After a difficult couple of years, Houssels turned the Tropicana into a successful casino resort, with the assistance of hotel manager Robert Cannon, entertainment chief Lou Walters, and New York chef Martin Appelt. Houssels bought out Jaffe's share in the hotel-casino business in 1959, but Jaffe retained ownership of the land it was built on. Walters booked name entertainers for the hotel. Houssels's son, attorney J. Kell Houssels, Jr., guided the importation, from Paris, France, of the Folies Bergere stage show, featuring feathered showgirls, which would remain at the hotel for decades.

In 1970, the Houssels and their partners sold the Tropicana to Trans-Texas Airways, which in turn sold it to Deil Gustafson, an investor from Minnesota, only a year later. But in 1974, state gaming officials learned that the hotel, under Gustafson's company, Hotel Conquistador Inc., had lent money for gambling to known mobsters from Detroit. Gustafson was required to sell a controlling interest in the hotel. The majority owner then became Mitzi Stauffer Briggs, the wealthy niece of a former chemical company owner. Briggs invested in the construction of a twenty-two-story hotel tower.

Another crop of investors, called the Associates of the Tropicana, joined Gustafson and Briggs in 1975. Representing the investors was Joe Agosto, who was appointed head of the Folies Bergere show and later ran the hotel. But Nevada officials found out later that Agosto was secretly sending cash from the casino to organized crime chief Joseph Aiuppa of Chicago and other mobsters in Kansas City and Milwaukee.

The FBI, suspecting mob involvement at the Tropicana, set up a broad investigation, known as Operation Strawman, with wiretaps on the phones of reputed mobsters and their associates in Kansas City. From the evidence collected by taps and other eavesdropping in the late 1970s, the FBI discovered a conspiracy to skim money from the Tropicana's casino.

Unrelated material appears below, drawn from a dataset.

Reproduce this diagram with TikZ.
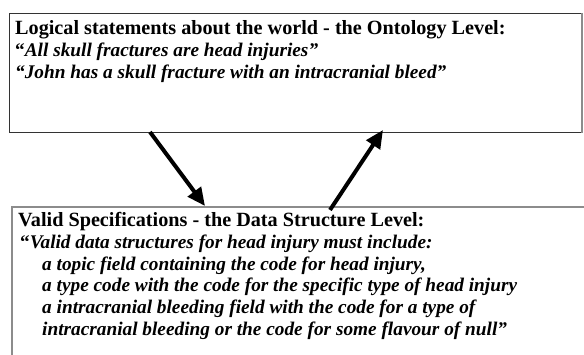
\documentclass[tikz,border=0pt]{standalone}
\usepackage{fontspec}
\setmainfont{Liberation Serif}
\usetikzlibrary{arrows.meta}
\begin{document}
\begin{tikzpicture}[x=1pt,y=-1pt,
  boxA/.style={draw=black!80, line width=1pt, inner sep=0pt, anchor=north west},
  boxB/.style={draw=black!45, line width=1.6pt, inner sep=0pt, anchor=north west},
  ttl/.style={anchor=base west, inner sep=0pt, font=\fontsize{20.2}{24}\selectfont\bfseries},
  itl/.style={anchor=base west, inner sep=0pt, font=\fontsize{19.3}{23}\selectfont\bfseries\itshape},
  bigarrow/.style={line width=4pt, -{Triangle[length=18pt,width=16pt]}}]
\clip (0,0) rectangle (584,355);
\fill[white] (0,0) rectangle (584,355);
\node[boxA, minimum width=572pt, minimum height=119pt] (top) at (9,13) {};
\draw[black!45, line width=1.8pt] (top.north east) -- (top.south east);
\node[boxB, minimum width=600pt, minimum height=200pt] (bot) at (11,206) {};
\node[ttl] (t1) at (15,35) {Logical statements about the world - the Ontology Level:};
\node[itl] (t2) at (15,57) {{\upshape “}All skull fractures are head injuries”};
\node[itl] (t3) at (15,79) {“John has a skull fracture with an intracranial bleed”};
\node[ttl] (b1) at (18,227) {Valid Specifications - the Data Structure Level:};
\node[itl] (b2) at (20,249) {{\upshape “}Valid data structures for head injury must include:};
\node[itl] (b3) at (42,271) {a topic field containing the code for head injury,};
\node[itl] (b4) at (42,292) {a type code with the code for the specific type of head injury};
\node[itl] (b5) at (42,314) {a intracranial bleeding field with the code for a type of};
\node[itl] (b6) at (42,336) {intracranial bleeding or the code for some flavour of null”};
\coordinate (a1s) at (150,132);
\coordinate (a1e) at (205,206);
\coordinate (a2s) at (330,210);
\coordinate (a2e) at (383,130);
\draw[bigarrow] (a1s) -- (a1e);
\draw[bigarrow] (a2s) -- (a2e);
\end{tikzpicture}
\end{document}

In 1981, a grand jury in Kansas City indicted Agosto, Kansas City mob boss Nick Civella, Civella's brother Carl Civella, mob member Carl DeLuna, and Carl Thomas, the Las Vegan who had directed the illegal skimming of cash at the Tropicana with two others. The defendants were convicted in 1983. Gustafson was convicted in a separate case that involved check fraud at the Tropicana.

The Nevada Gaming Commission revoked the gaming licenses held by Briggs and Gustafson. But the Tropicana kept growing. In 1979, the hotel added the 600-room Tiffany Tower. The Ramada Inn hotel chain would acquire the Tropicana, leasing it from Jaffe's family, which remained its landlord. In 1985, Ramada started a major improvement project called "The Island of Las Vegas" featuring a five-acre water park and a second twenty-two-story hotel tower.

In 1989, Ramada formed a new company, Aztar Corporation, to operate the Tropicana along with Tropicana brand hotel-casinos in Atlantic City, New Jersey, and Laughlin, Nevada. The Jaffe family held the lease on the hotel until 2002, when Aztar paid $117 million for the land. A year later, Aztar said it would spend $500 million on renovations and increase its guest room supply from 1,800 to 3,370.

But the project never got off the ground. The thirty-four-acre Tropicana property changed hands again in 2006, when Aztar agreed to be acquired by the Columbia Sussex Corporation, owner of the Westin Hotel chain, for $2.8 billion.